Il Codice civile protegge i familiari stretti di un deceduto e, in particolare, il coniuge. L’articolo 540 disciplina i lasciti appannaggio di quest’ultimo citando a chiare lettere il diritto all’abitazione, ossia il diritto dell’ex coniuge di risiedere nella casa che è da considerare dimora familiare.
Un diritto che, almeno al momento in cui viene aperta la successione, non è alienabile né può essere ceduto a patto però che, al momento del decesso, la casa fosse di proprietà del defunto o in comunione legale. La comunione con terzi esclude il diritto all’abitazione, come ha sottolineato più volte la giurisprudenza, ovvero le sentenze emesse dai tribunali.
Il diritto di abitazione
Come detto, a una prima lettura, le cose sono semplici: il coniuge del defunto conserva il diritto di abitare la casa familiare. Di fatto, il legislatore ha introdotto norme per tutelare le persone che hanno un rapporto di parentela forte con il deceduto e, in quest’ottica, sono stati individuati i figli, il coniuge e – in assenza di figli – gli ascendenti (ossia le persone da cui il defunto discende, ovverosia i genitori, i nonni e i bisnonni).
Il diritto di abitazione è una norma di diritto reale tesa al godimento di un bene che fa gli interessi del coniuge del defunto e si limita alla casa usata come residenza familiare. Tale diritto include anche l’uso dei mobili, sempre che siano di proprietà del defunto oppure di proprietà comune tra i coniugi.
Di fatto, così come sancito dal Codice civile, il coniuge superstite è la persona con cui il defunto era legalmente sposato e che, in virtù di ciò, assume i diritti derivanti dal matrimonio, ovvero:
- l’eredità (in quota parte secondo le disposizioni di legge)
- la pensione di reversibilità
- il diritto di abitazione a vita nella residenza di famiglia.
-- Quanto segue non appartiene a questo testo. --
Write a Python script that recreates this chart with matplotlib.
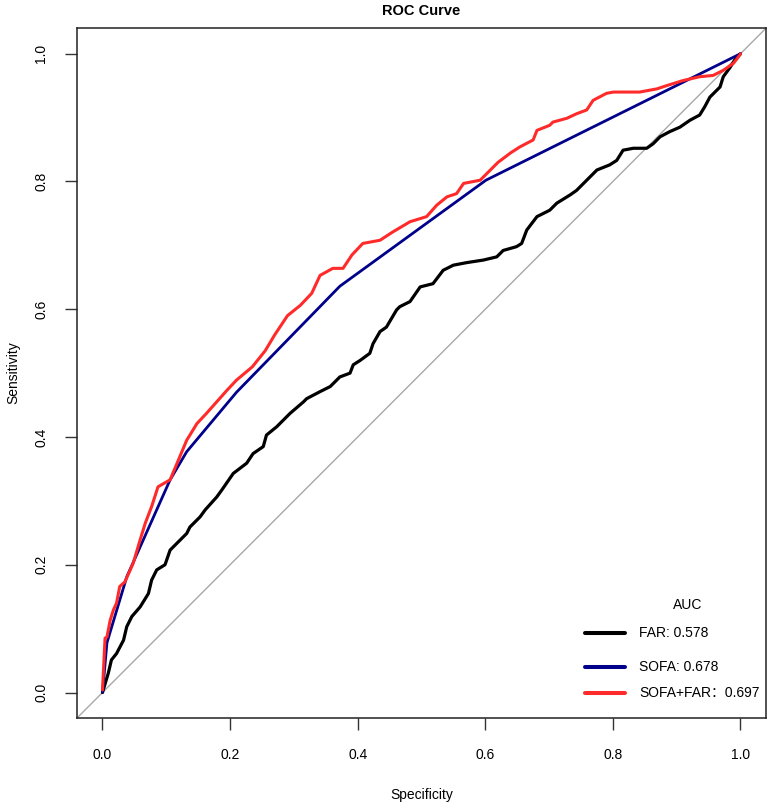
import matplotlib

matplotlib.use("Agg")
import matplotlib.pyplot as plt

plt.rcParams["font.family"] = ["Liberation Sans", "DejaVu Sans"]

# ROC curve points (x = 1 - specificity, y = sensitivity)
far_x = [0.0, 0.009, 0.014, 0.022, 0.033, 0.038, 0.046, 0.059, 0.072, 0.077,
         0.085, 0.098, 0.106, 0.116, 0.132, 0.137, 0.153, 0.161, 0.179, 0.187,
         0.205, 0.226, 0.236, 0.252, 0.257, 0.273, 0.294, 0.315, 0.320, 0.341,
         0.357, 0.372, 0.388, 0.393, 0.404, 0.419, 0.424, 0.435, 0.445, 0.461,
         0.466, 0.482, 0.498, 0.518, 0.534, 0.550, 0.571, 0.597, 0.618, 0.628,
         0.649, 0.657, 0.665, 0.681, 0.701, 0.712, 0.733, 0.743, 0.759, 0.775,
         0.795, 0.806, 0.816, 0.832, 0.853, 0.863, 0.874, 0.889, 0.905, 0.921,
         0.936, 0.944, 0.952, 0.968, 0.973, 0.984, 0.994, 1.0]
far_y = [0.0, 0.030, 0.051, 0.061, 0.082, 0.103, 0.119, 0.134, 0.155, 0.176,
         0.192, 0.200, 0.223, 0.233, 0.249, 0.259, 0.275, 0.286, 0.306, 0.317,
         0.343, 0.359, 0.374, 0.385, 0.403, 0.416, 0.437, 0.455, 0.460, 0.471,
         0.479, 0.494, 0.500, 0.513, 0.520, 0.531, 0.546, 0.565, 0.572, 0.599,
         0.604, 0.612, 0.635, 0.640, 0.661, 0.669, 0.673, 0.677, 0.682, 0.692,
         0.698, 0.703, 0.724, 0.745, 0.755, 0.766, 0.779, 0.786, 0.802, 0.818,
         0.826, 0.833, 0.849, 0.852, 0.852, 0.859, 0.870, 0.878, 0.885, 0.896,
         0.904, 0.917, 0.932, 0.948, 0.964, 0.979, 0.995, 1.0]

sofa_x = [0.0, 0.007, 0.038, 0.106, 0.132, 0.210, 0.372, 0.601, 1.0]
sofa_y = [0.0, 0.078, 0.181, 0.333, 0.377, 0.470, 0.636, 0.802, 1.0]

combo_x = [0.0, 0.004, 0.007, 0.012, 0.017, 0.022, 0.027, 0.035, 0.048, 0.059,
           0.067, 0.077, 0.087, 0.106, 0.119, 0.132, 0.137, 0.148, 0.163, 0.179,
           0.195, 0.210, 0.235, 0.255, 0.270, 0.290, 0.310, 0.328, 0.341, 0.361,
           0.377, 0.391, 0.408, 0.435, 0.455, 0.482, 0.508, 0.524, 0.540, 0.555,
           0.566, 0.592, 0.620, 0.640, 0.654, 0.675, 0.681, 0.701, 0.706, 0.728,
           0.743, 0.759, 0.769, 0.790, 0.801, 0.842, 0.869, 0.884, 0.910, 0.936,
           0.957, 0.973, 0.989, 0.999, 1.0]
combo_y = [0.004, 0.085, 0.087, 0.113, 0.129, 0.140, 0.166, 0.173, 0.202, 0.239,
           0.265, 0.291, 0.322, 0.333, 0.364, 0.395, 0.403, 0.421, 0.437, 0.455,
           0.473, 0.489, 0.510, 0.535, 0.560, 0.590, 0.606, 0.625, 0.653, 0.664,
           0.664, 0.685, 0.703, 0.708, 0.721, 0.737, 0.745, 0.763, 0.776, 0.781,
           0.797, 0.802, 0.830, 0.845, 0.854, 0.865, 0.880, 0.888, 0.893, 0.899,
           0.906, 0.912, 0.927, 0.938, 0.940, 0.940, 0.945, 0.950, 0.958, 0.964,
           0.966, 0.974, 0.985, 0.998, 1.0]

model_names = ["FAR", "SOFA", "SOFA+FAR"]
auc_values = [0.578, 0.678, 0.697]
colors = ["black", "#00008B", "#FF2A2A"]
ticks = [0.0, 0.2, 0.4, 0.6, 0.8, 1.0]

fig = plt.figure(figsize=(7.69, 8.05), dpi=100)
ax = fig.add_axes([0.1001, 0.108, 0.896, 0.857])

ax.axline((0, 0), (1, 1), color="#A8A8A8", lw=1.0, zorder=1)

curves = [(far_x, far_y), (sofa_x, sofa_y), (combo_x, combo_y)]
widths = [2.3, 2.0, 2.2]
for (xs, ys), col, lw in zip(curves, colors, widths):
    ax.plot(xs, ys, color=col, lw=lw, solid_capstyle="round",
            solid_joinstyle="round", zorder=2)

ax.set_xlim(-0.04, 1.04)
ax.set_ylim(-0.04, 1.04)
ax.set_xticks(ticks)
ax.set_yticks(ticks)
ax.set_xticklabels([f"{t:.1f}" for t in ticks])
ax.set_yticklabels([f"{t:.1f}" for t in ticks], rotation=90, va="center")
ax.tick_params(axis="both", direction="out", length=8.6, width=1.0,
               labelsize=10, color="#333333")
ax.tick_params(axis="x", pad=13)
ax.tick_params(axis="y", pad=12)
for sp in ax.spines.values():
    sp.set_linewidth(1.1)
    sp.set_color("#222222")

ax.set_xlabel("Specificity", fontsize=10)
ax.xaxis.set_label_coords(0.5, -0.1116)
ax.xaxis.label.set_verticalalignment("center")
ax.set_ylabel("Sensitivity", fontsize=10)
ax.yaxis.set_label_coords(-0.093, 0.5)
ax.yaxis.label.set_verticalalignment("center")

fig.text(0.548, 1 - 11 / 805, "ROC Curve", ha="center", va="center",
         fontsize=10.5, fontweight="bold")

# legend built by hand to keep the uneven row spacing of the original
ax.text(0.887, 0.164, "AUC", transform=ax.transAxes, ha="center",
        va="center", fontsize=10)
row_y = [0.123, 0.074, 0.036]
seps = [": ", ": ", "："]
for name, auc, col, ry, sep in zip(model_names, auc_values, colors, row_y, seps):
    ax.plot([0.737, 0.795], [ry, ry], transform=ax.transAxes, color=col,
            lw=2.9, solid_capstyle="round", clip_on=False)
    ax.text(0.816, ry, f"{name}{sep}{auc:.3f}", transform=ax.transAxes,
            ha="left", va="center", fontsize=10,
            family=["Liberation Sans", "Noto Sans CJK SC", "DejaVu Sans"])

fig.savefig("out.png", dpi=100)
plt.close(fig)
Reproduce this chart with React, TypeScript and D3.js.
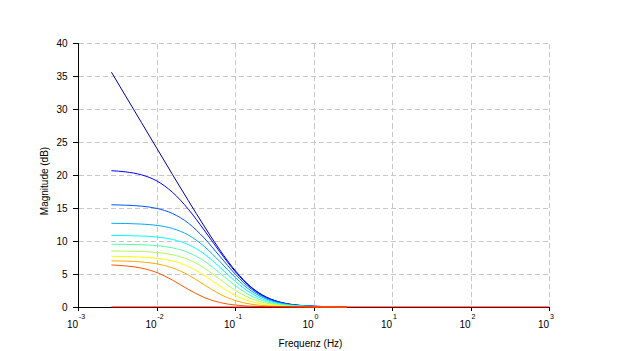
import React from "react";
import * as d3 from "d3";

// sample frequencies (Hz) shared by the family of curves
const freqHz = [0.00263, 0.00398, 0.00631, 0.01, 0.0158, 0.0251, 0.0398, 0.0631, 0.1, 0.158, 0.251, 0.398, 0.631, 1, 1.58, 2.63];

// magnitude (dB) of each curve
const magA00 = [35.64, 32.04, 28.04, 24.05, 20.08, 16.14, 12.3, 8.67, 5.48, 3.03, 1.47, 0.64, 0.27, 0.11, 0.04, 0.02];
const magA01 = [20.69, 20.51, 20.07, 19.12, 17.4, 14.84, 11.69, 8.38, 5.33, 2.95, 1.43, 0.63, 0.26, 0.11, 0.04, 0.02];
const magA02 = [15.52, 15.46, 15.31, 14.96, 14.19, 12.73, 10.48, 7.71, 4.96, 2.74, 1.32, 0.58, 0.24, 0.1, 0.04, 0.01];
const magA03 = [12.71, 12.68, 12.59, 12.39, 11.91, 10.92, 9.22, 6.9, 4.45, 2.45, 1.17, 0.51, 0.21, 0.09, 0.03, 0.01];
const magA04 = [10.86, 10.84, 10.77, 10.62, 10.25, 9.47, 8.06, 6.04, 3.86, 2.09, 0.98, 0.42, 0.17, 0.07, 0.03, 0.01];
const magA05 = [9.53, 9.5, 9.45, 9.31, 8.98, 8.27, 6.99, 5.15, 3.21, 1.69, 0.78, 0.33, 0.14, 0.05, 0.02, 0.01];
const magA06 = [8.5, 8.48, 8.42, 8.27, 7.93, 7.22, 5.94, 4.21, 2.5, 1.26, 0.56, 0.24, 0.1, 0.04, 0.02, 0.01];
const magA07 = [7.69, 7.66, 7.58, 7.4, 6.99, 6.16, 4.81, 3.17, 1.74, 0.82, 0.36, 0.15, 0.06, 0.02, 0.01, 0.0];
const magA08 = [7.01, 6.96, 6.84, 6.55, 5.94, 4.86, 3.38, 1.96, 0.96, 0.42, 0.18, 0.07, 0.03, 0.01, 0.0, 0.0];
const magA09 = [6.38, 6.24, 5.91, 5.22, 4.07, 2.67, 1.45, 0.68, 0.29, 0.12, 0.05, 0.02, 0.01, 0.0, 0.0, 0.0];

// flat red curve at 0 dB
const redFreq = [0.00263, 1000];
const redMag = [0, 0];

const curveColors = ["#0000aa", "#0000ff", "#0055ff", "#00aaff", "#00ffff", "#55ffaa", "#aaff55", "#ffff00", "#ffaa00", "#ff5500"];

const yTicks = [0, 5, 10, 15, 20, 25, 30, 35, 40];
const xTickExp = [-3, -2, -1, 0, 1, 2, 3];

export default function App() {
  const width = 628;
  const height = 351;
  const font = "'Liberation Sans', Arial, Helvetica, sans-serif";

  const x = d3.scaleLog().domain([1e-3, 1e3]).range([78.5, 549.5]);
  const y = d3.scaleLinear().domain([0, 40]).range([307, 43.5]);

  const series = [magA00, magA01, magA02, magA03, magA04, magA05, magA06, magA07, magA08, magA09];

  const line = d3
    .line<[number, number]>()
    .x((d) => x(d[0]))
    .y((d) => y(d[1]))
    .curve(d3.curveMonotoneX);

  const [x0, x1] = x.range();
  const [y0, y1] = y.range();

  return (
    <svg
      width={width}
      height={height}
      viewBox={`0 0 ${width} ${height}`}
      style={{ position: "absolute", left: 0, top: 0, background: "#fff" }}
    >
      <rect x={0} y={0} width={width} height={height} fill="#fff" />

      {/* grid */}
      <g stroke="#c8c8c8" strokeWidth={1} strokeDasharray="5 3" shapeRendering="crispEdges">
        {yTicks.filter((t) => t > 0).map((t) => (
          <line key={"gy" + t} x1={x0} x2={x1} y1={y(t)} y2={y(t)} />
        ))}
        {xTickExp.filter((e) => e > -3).map((e) => (
          <line key={"gx" + e} x1={x(Math.pow(10, e))} x2={x(Math.pow(10, e))} y1={y1} y2={y0} />
        ))}
      </g>

      {/* axes */}
      <g stroke="#000" strokeWidth={1} shapeRendering="crispEdges">
        <line x1={x0} x2={x0} y1={y1} y2={y0} />
        <line x1={x0} x2={x1} y1={y0} y2={y0} />
        {yTicks.map((t) => (
          <line key={"ty" + t} x1={x0 - 6} x2={x0} y1={y(t)} y2={y(t)} />
        ))}
        {xTickExp.map((e) => (
          <line key={"tx" + e} x1={x(Math.pow(10, e))} x2={x(Math.pow(10, e))} y1={y0} y2={y0 + 4} />
        ))}
      </g>

      {/* curves */}
      <g fill="none" strokeWidth={1}>
        {series.map((s, i) => (
          <path
            key={"c" + i}
            d={line(freqHz.map((f, j) => [f, s[j]] as [number, number])) || ""}
            stroke={curveColors[i]}
          />
        ))}
        <path
          d={line(redFreq.map((f, j) => [f, redMag[j]] as [number, number])) || ""}
          stroke="#ff0000"
        />
      </g>

      {/* tick labels */}
      <g fontFamily={font} fontSize={10} fill="#000">
        {yTicks.map((t) => (
          <text key={"ly" + t} x={67.5} y={y(t)} dy="0.35em" textAnchor="end">
            {t}
          </text>
        ))}
        {xTickExp.map((e) => (
          <g key={"lx" + e}>
            <text x={x(Math.pow(10, e)) - 0.5} y={328} textAnchor="end">
              10
            </text>
            <text x={x(Math.pow(10, e)) + 0.5} y={318.5} fontSize={7} textAnchor="start">
              {String(e)}
            </text>
          </g>
        ))}
        <text x={310.5} y={347} textAnchor="middle">
          Frequenz (Hz)
        </text>
        <text transform="translate(47.5,181) rotate(-90)" textAnchor="middle">
          Magnitude (dB)
        </text>
      </g>
    </svg>
  );
}
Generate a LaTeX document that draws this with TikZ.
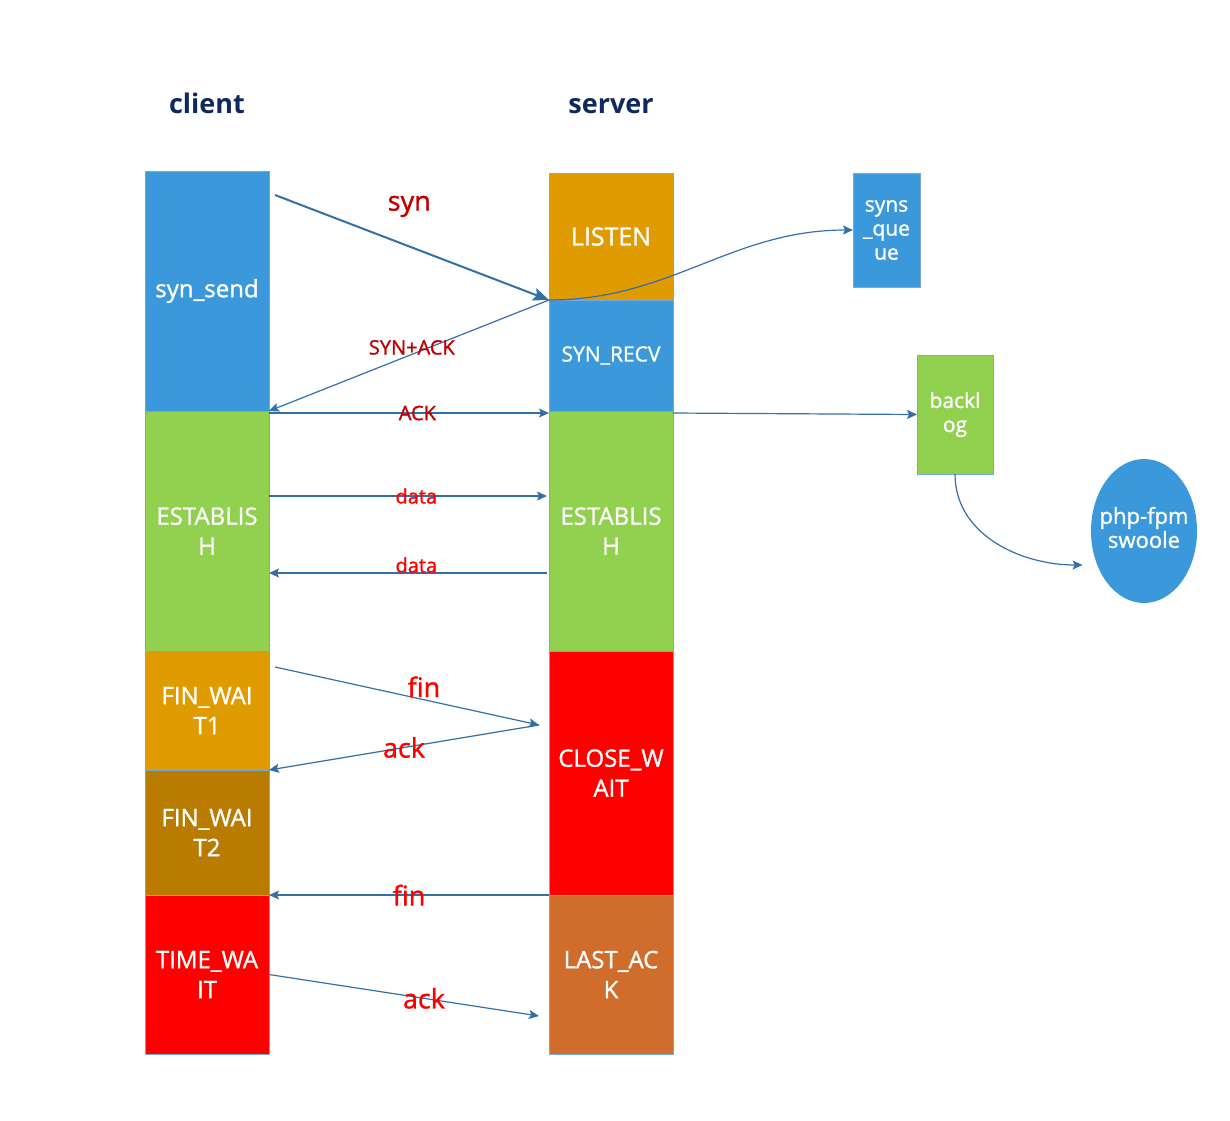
\documentclass[tikz,border=0pt]{standalone}
\usepackage{fontspec}
\setmainfont{Open Sans}
\newfontfamily\medfont{Open Sans}[FakeBold=1.2]
\usetikzlibrary{positioning,arrows.meta,calc,shapes.geometric}

\definecolor{stblue}{HTML}{3A98DB}
\definecolor{stgreen}{HTML}{92D050}
\definecolor{storange}{HTML}{E09B00}
\definecolor{stgold}{HTML}{B97C00}
\definecolor{stred}{HTML}{FF0000}
\definecolor{stbrown}{HTML}{D06C2C}
\definecolor{stedge}{HTML}{74A9D8}
\definecolor{msgline}{HTML}{3470A8}
\definecolor{synred}{HTML}{C00000}
\definecolor{headblue}{HTML}{10295C}

\begin{document}
\begin{tikzpicture}[x=0.5pt,y=-0.5pt]
  \tikzset{
    state/.style={rectangle, draw=stedge, line width=0.5pt, text=white, align=center,
      minimum width=62pt, inner sep=1pt, outer sep=0pt, font=\medfont\fontsize{12}{15}\selectfont},
    smallstate/.style={state, font=\medfont\fontsize{10.5}{12}\selectfont},
    msg/.style={draw=msgline, line width=0.6pt, -{Stealth[length=5pt,width=4.5pt,inset=1pt]}},
    lbl/.style={font=\medfont\fontsize{13.5}{15}\selectfont, text=stred, inner sep=0pt},
    smalllbl/.style={lbl, font=\medfont\fontsize{10}{12}\selectfont},
    head/.style={font=\fontsize{13.5}{16}\bfseries\selectfont, text=headblue, anchor=base}
  }
  \useasboundingbox (0,0) rectangle (1230,1120);

  \node[head] (client) at (207,113) {client};
  \node[head] (server) at (611,113) {server};

  % client side
  \node[state, fill=stblue, minimum height=120pt, anchor=north] (synsend) at (207,171) {syn\_send};
  \node[state, fill=stgreen, minimum height=120pt, below=0pt of synsend] (cest) {ESTABLIS\\H};
  \node[state, fill=storange, minimum height=59.5pt, below=0pt of cest] (finw1) {FIN\_WAI\\T1};
  \node[state, fill=stgold, minimum height=62.5pt, below=0pt of finw1] (finw2) {FIN\_WAI\\T2};
  \node[state, fill=stred, minimum height=79.5pt, below=0pt of finw2] (timew) {TIME\_WA\\IT};

  % server side
  \node[state, fill=storange, minimum height=63.5pt, anchor=north, font=\medfont\fontsize{12.5}{15}\selectfont] (listen) at (611,173) {LISTEN};
  \node[smallstate, fill=stblue, minimum height=55.5pt, below=0pt of listen] (synrecv) {SYN\_RECV};
  \node[state, fill=stgreen, minimum height=120pt, below=0pt of synrecv] (sest) {ESTABLIS\\H};
  \node[state, fill=stred, minimum height=122pt, below=0pt of sest] (closew) {CLOSE\_W\\AIT};
  \node[state, fill=stbrown, minimum height=79.5pt, below=0pt of closew] (lastack) {LAST\_AC\\K};

  % queues
  \node[smallstate, fill=stblue, minimum width=33.5pt, minimum height=57pt] (synq) at (886.5,230) {syns\\\_que\\ue};
  \node[smallstate, fill=stgreen, minimum width=38pt, minimum height=59.5pt] (backlog) at (955,414.5) {backl\\og};
  \node[ellipse, fill=stblue, text=white, minimum width=53pt, minimum height=72pt,
    inner sep=0pt, font=\medfont\fontsize{11}{12}\selectfont] (php) at (1144,531)
    {\makebox[0pt]{\begin{tabular}{@{}c@{}}php-fpm\\swoole\end{tabular}}};

  \coordinate (synfrom) at ($(synsend.north east)+(6,24)$);
  \coordinate (finfrom) at ($(finw1.north east)+(6,16)$);
  \coordinate (finto) at ($(closew.west)+(-10,-48)$);
  \coordinate (ackto) at ($(lastack.west)+(-10,41.5)$);
  \coordinate (phpin) at ($(php.west)+(-8,34)$);

  % handshake
  \draw[msg, line width=1pt, -{Stealth[length=8pt,width=6.5pt,inset=1.5pt]}] (synfrom) -- (listen.south west)
    node[lbl, text=synred, pos=.49, yshift=20pt] (lsyn) {syn};
  \draw[msg] (listen.south west) -- (synsend.south east)
    node[smalllbl, text=synred, pos=.49, yshift=3.5pt] (lsynack) {SYN+ACK};
  \draw[msg] ($(cest.north east)+(0,2)$) -- ($(sest.north west)+(0,2)$)
    node[smalllbl, text=synred, pos=.53] (lack) {ACK};

  % data
  \draw[msg] ($(cest.east)+(0,-35)$) -- ($(sest.west)+(-2,-35)$)
    node[smalllbl, pos=.53] (ldata1) {data};
  \draw[msg] ($(sest.west)+(-2,42)$) -- ($(cest.east)+(0,42)$)
    node[smalllbl, pos=.47, yshift=4pt] (ldata2) {data};

  % close
  \draw[msg] (finfrom) -- (finto) node[lbl, pos=.564, yshift=6.5pt] (lfin1) {fin};
  \draw[msg] (finto) -- (finw1.south east) node[lbl, pos=.5] (lack1) {ack};
  \draw[msg] (closew.south west) -- (finw2.south east) node[lbl, pos=.5] (lfin2) {fin};
  \draw[msg] (timew.east) -- (ackto) node[lbl, pos=.574] (lack2) {ack};

  % queues
  \draw[msg] (listen.south west) to[out=0, in=180] (synq.west);
  \draw[msg] ($(sest.north east)+(0,2)$) -- (backlog.west);
  \draw[msg] (backlog.south) to[out=-90, in=180] (phpin);
\end{tikzpicture}
\end{document}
Una lettura più approfondita, però, palesa la necessità di alcuni presupposti.
I presupposti del diritto di abitazione del coniuge
Il coniuge superstite ha il diritto di continuare a vivere nella casa familiare, potendo esercitare il pieno uso di tutti i mobili in questa presenti. Occorre però, come detto, che la casa non sia di proprietà anche di un terzo.
Per fare un esempio, con sentenza 15000/2021 la Cassazione ha specificato che il diritto di abitazione non è valido se la casa è in comproprietà del defunto e della sua precedente moglie. Occorre quindi valutare in denaro la quota parte legittimamente riconducibile al defunto. Ci sono anche altri casi di esclusione.
Esclusioni del diritto di abitazione
Il diritto di abitazione è, di fatto, un modo per impedire che il coniuge superstite perda anche l’abitazione di famiglia, ma ci sono ambiti in cui tale diritto viene meno. Si parla tipicamente di casi in cui:
- il coniuge superstite abbia interrotto la convivenza di sua spontanea volontà e abbia trasferito altrove la propria residenza
- l’immobile non è la prima casa.
Laddove applicabile, il diritto di abitazione non è cedibile a terzi.
I diritti del coniuge in assenza di altri eredi
Il diritto di abitazione non viene meno neppure in presenza di altri eredi. Ciò significa che, fino a quando sarà in vita, il coniuge potrà usufruire sia dell’abitazione sia di tutto ciò che si trova al suo interno. Ciò significa che i figli non hanno il diritto di abitazione. Inoltre, il titolare dell’abitazione è tenuto a versare i tributi relativi all’immobile a cui il diritto si applica.
La questione fiscale
Anche in presenza di altri eredi, è il coniuge superstite a doversi fare carico delle imposte relative all’immobile. La questione Imu è invece da relativizzare, giacché il diritto di abitazione può essere esercitato solo in relazione alla prima casa che, come tale, è esente dal versamento.